Glitchcore is a genre of electronic music that combines elements of glitch, IDM, and breakcore. It is characterized by its chaotic and unpredictable sound, often featuring heavily distorted and chopped up samples, rapid-fire drum patterns, and complex, syncopated rhythms.

Yeech, syncopated rhythms. I sucked at syncopated strumming during my guitar playing days. But back to Glitchcore, which actually owes little to mellow, mostly unobtrusive, TV lines, than it does to boldly coloured, garish online memes, and Glitch art. Like Glitchcore music, Glitch artists make use of visual digital defects, in their artworks. And while Glitch art sounds like a contemporary movement, it isn’t. Instances of the form can be traced back to 1935, when experimental New Zealand filmmaker Len Lye incorporated analogue flaws into his short film, A Colour Box.

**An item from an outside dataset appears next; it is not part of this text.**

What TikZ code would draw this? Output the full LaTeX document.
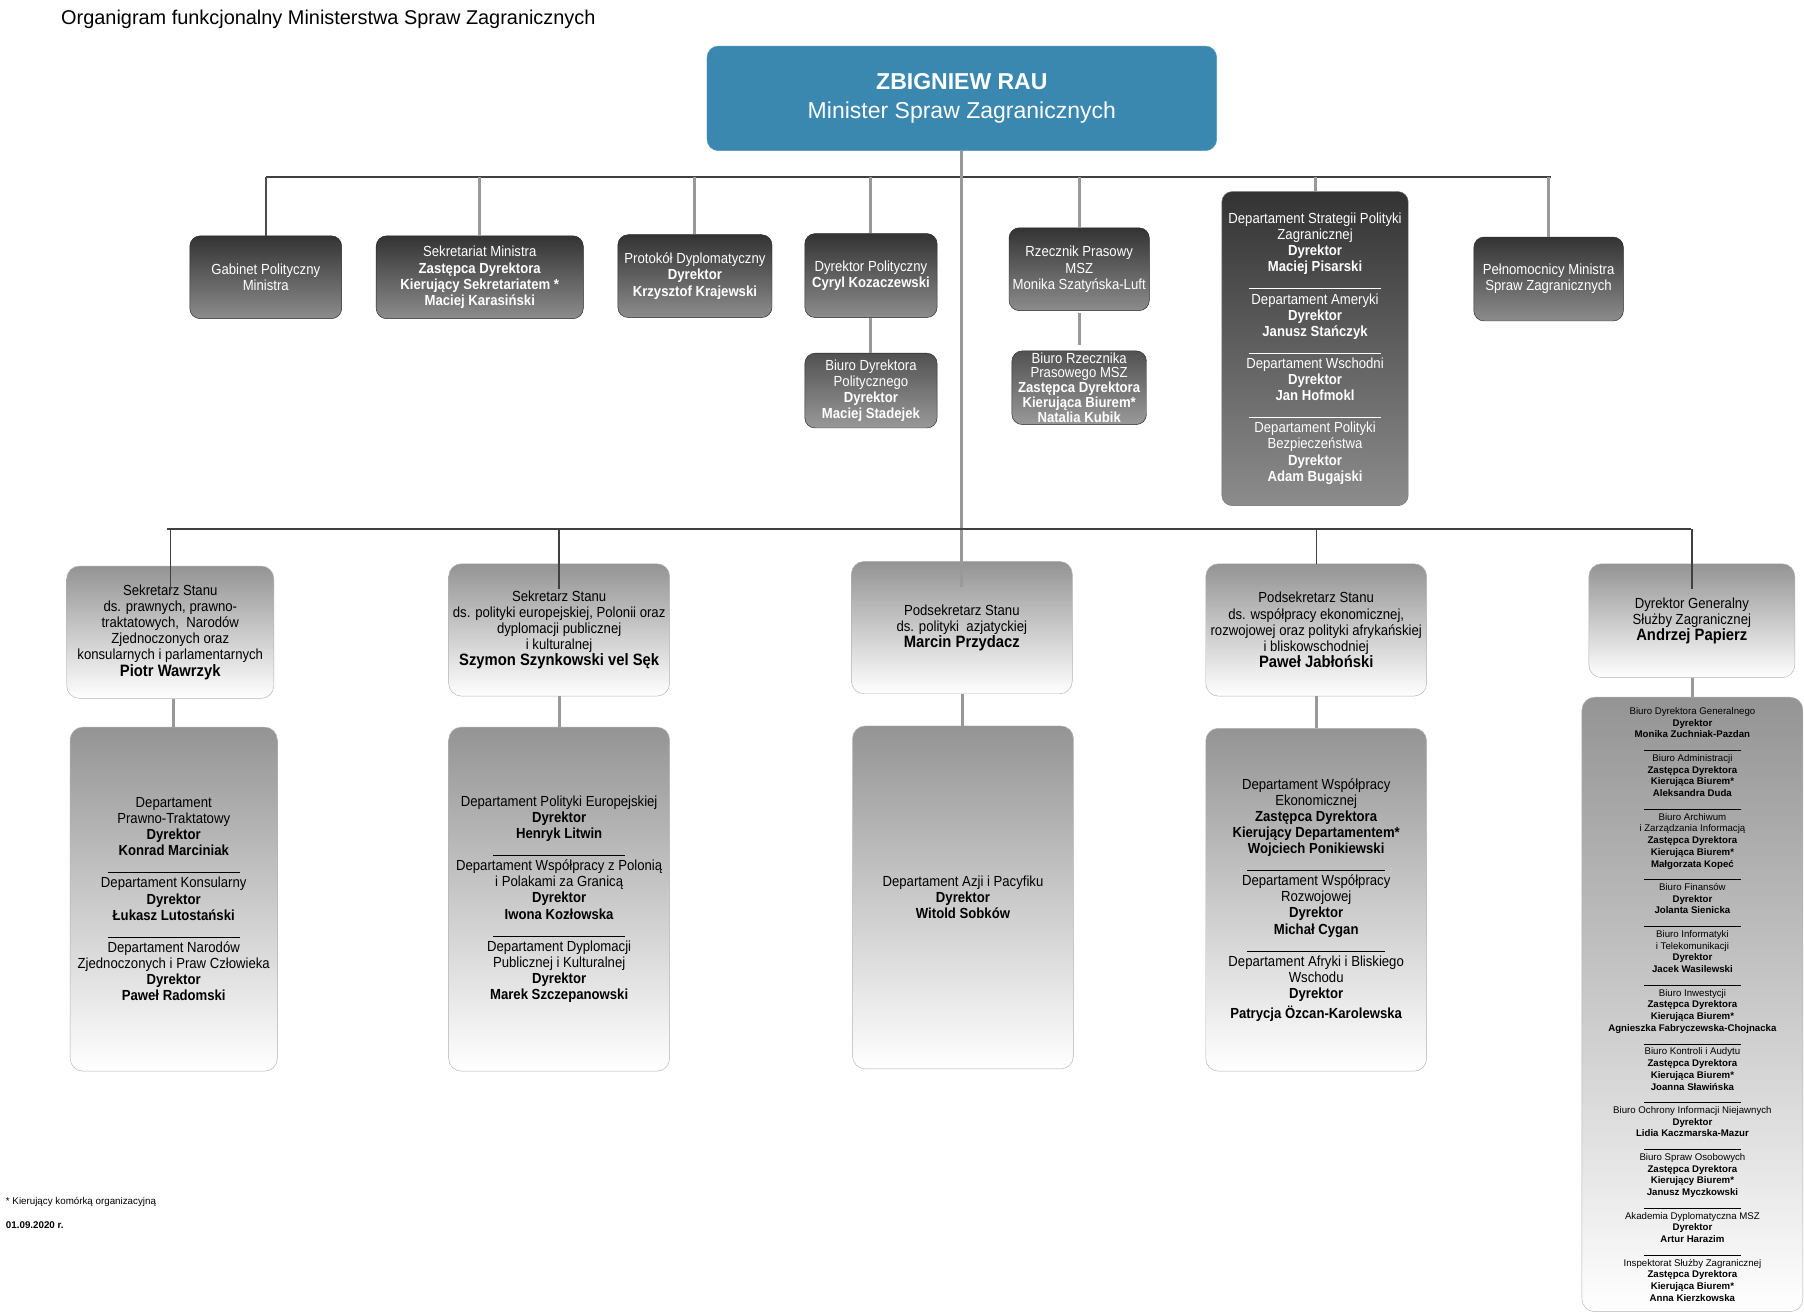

But Glitch art became more prominent in the early twenty-first century, when digital artists began to embrace errors and unwanted visual artefacts, spewed out by digital technologies, and crafted artworks from them. A Glitchcore musician then might look at a work of glitch art — refer again to Meseguer’s image above — and wonder how it could be rendered as a musical piece.

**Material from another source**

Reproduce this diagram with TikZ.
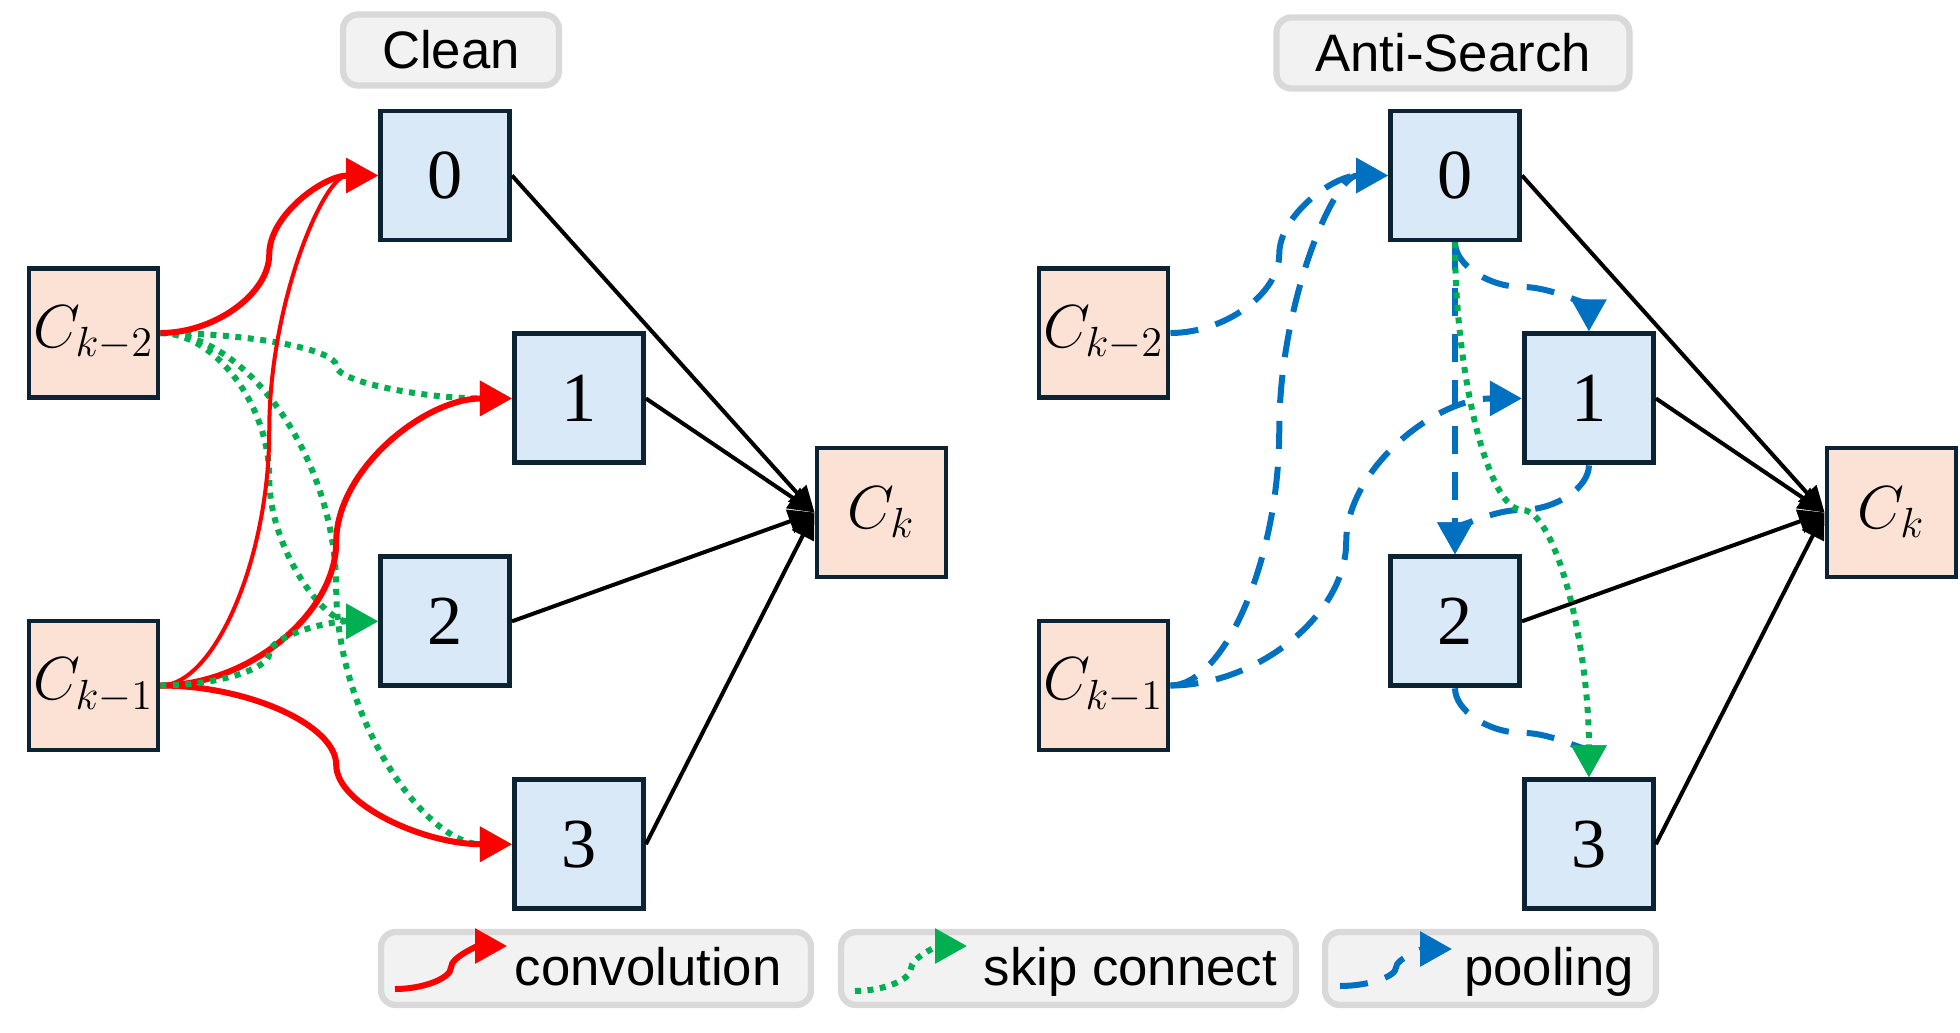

Musically, Glitchcore is seen as subgenre of Glitch music. Or Hyperpop, depending on who you ask. Glitch music became popular in the 1990s, but its origins can be traced back to the second decade of the twentieth century. In 1913, Luigi Russolo, an Italian artist and composer, produced The Art of Noises (L’arte dei rumori), a Futurist manifesto, which was considered by some to be the basis of noise music. Here, anything, particularly machinery, that made noise, could, somehow, be used in a musical composition.

Hyperpop (think of the music of Charli XCX), meanwhile, emerged about ten years ago, even though the term was first used in 1988 by a music writer named Don Shewey, when describing the Cocteau Twins, an erstwhile Scottish act. Wikipedia defines Hyperpop thusly:

Hyperpop reflects an exaggerated, eclectic, and self-referential approach to pop music and typically employs elements such as brash synth melodies, Auto-Tuned “earworm” vocals, and excessive compression and distortion, as well as surrealist or nostalgic references to 2000s Internet culture and the Web 2.0 era.

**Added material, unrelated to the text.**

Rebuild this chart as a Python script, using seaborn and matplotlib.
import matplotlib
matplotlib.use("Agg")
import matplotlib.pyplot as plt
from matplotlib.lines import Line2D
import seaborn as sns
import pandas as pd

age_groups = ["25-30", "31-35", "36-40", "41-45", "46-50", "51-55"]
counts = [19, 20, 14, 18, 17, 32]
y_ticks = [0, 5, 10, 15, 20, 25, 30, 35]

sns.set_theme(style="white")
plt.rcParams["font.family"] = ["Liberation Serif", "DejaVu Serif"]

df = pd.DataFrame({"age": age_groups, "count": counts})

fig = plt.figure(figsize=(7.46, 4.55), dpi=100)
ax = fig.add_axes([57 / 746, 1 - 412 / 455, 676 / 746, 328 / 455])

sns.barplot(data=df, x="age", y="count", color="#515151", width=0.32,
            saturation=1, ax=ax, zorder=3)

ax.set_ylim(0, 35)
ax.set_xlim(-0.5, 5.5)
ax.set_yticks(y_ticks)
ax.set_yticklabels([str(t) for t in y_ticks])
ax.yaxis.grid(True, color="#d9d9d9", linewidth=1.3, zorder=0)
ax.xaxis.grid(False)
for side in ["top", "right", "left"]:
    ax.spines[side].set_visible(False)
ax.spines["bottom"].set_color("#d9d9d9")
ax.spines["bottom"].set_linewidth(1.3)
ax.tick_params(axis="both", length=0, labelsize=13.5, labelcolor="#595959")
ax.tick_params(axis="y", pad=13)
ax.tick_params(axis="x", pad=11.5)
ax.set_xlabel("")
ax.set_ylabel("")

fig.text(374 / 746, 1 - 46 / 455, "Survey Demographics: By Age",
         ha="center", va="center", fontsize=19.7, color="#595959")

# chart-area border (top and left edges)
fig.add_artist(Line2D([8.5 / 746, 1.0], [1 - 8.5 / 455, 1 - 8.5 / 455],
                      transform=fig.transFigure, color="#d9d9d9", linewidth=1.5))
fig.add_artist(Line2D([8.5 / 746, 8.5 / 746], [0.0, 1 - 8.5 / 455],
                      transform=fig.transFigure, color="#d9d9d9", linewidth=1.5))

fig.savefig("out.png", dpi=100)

Glitchcore become more widely heard in 2020. And like Hyperpop, the name also seems to have preceded the music, if this excerpt from the March 2001 edition of SPIN magazine (and might they be referring to Matthew Herbert here?) is anything to go by:

Herbert is a former piano prodigy and Exeter drama student who went from touring with UK big bands to freaking clubbers with samplers and kitchen utensils, and his cozy records merge glitchcore buzz and tech-house heat.

So, there, at last we have it, an explanation of Glitchcore. Assuming the genre, subgenre, in fact exists, something Cat Zhang, writing for Pitchfork, says is debatable. And given its smorgasbord of genre ingredients, I can see where the doubters are coming from. Spotify, however, has no such misgivings. It’s a verified genre to them, as people perusing their annual Spotify Wrapped music listening reports would have noticed.

In case Glitchcore is new to you, as it was to me, here’s a small selection of the music to check out: Money Machine by 100 gecs, Ethanol by Madge, and This World is Sick by IC3PEAK. I should say a language warning may apply to some of these tracks.

And on the off chance the existence of Glitchcore is blowing your mind, and you think there’s too many music genres, and subgenres already, bear in mind some one hundred and twenty three thousand new songs are released daily across the world. That’s daily with a D. If that’s the case, there’s going be a whole lot more music genres coming to Spotify Wrapped in the future.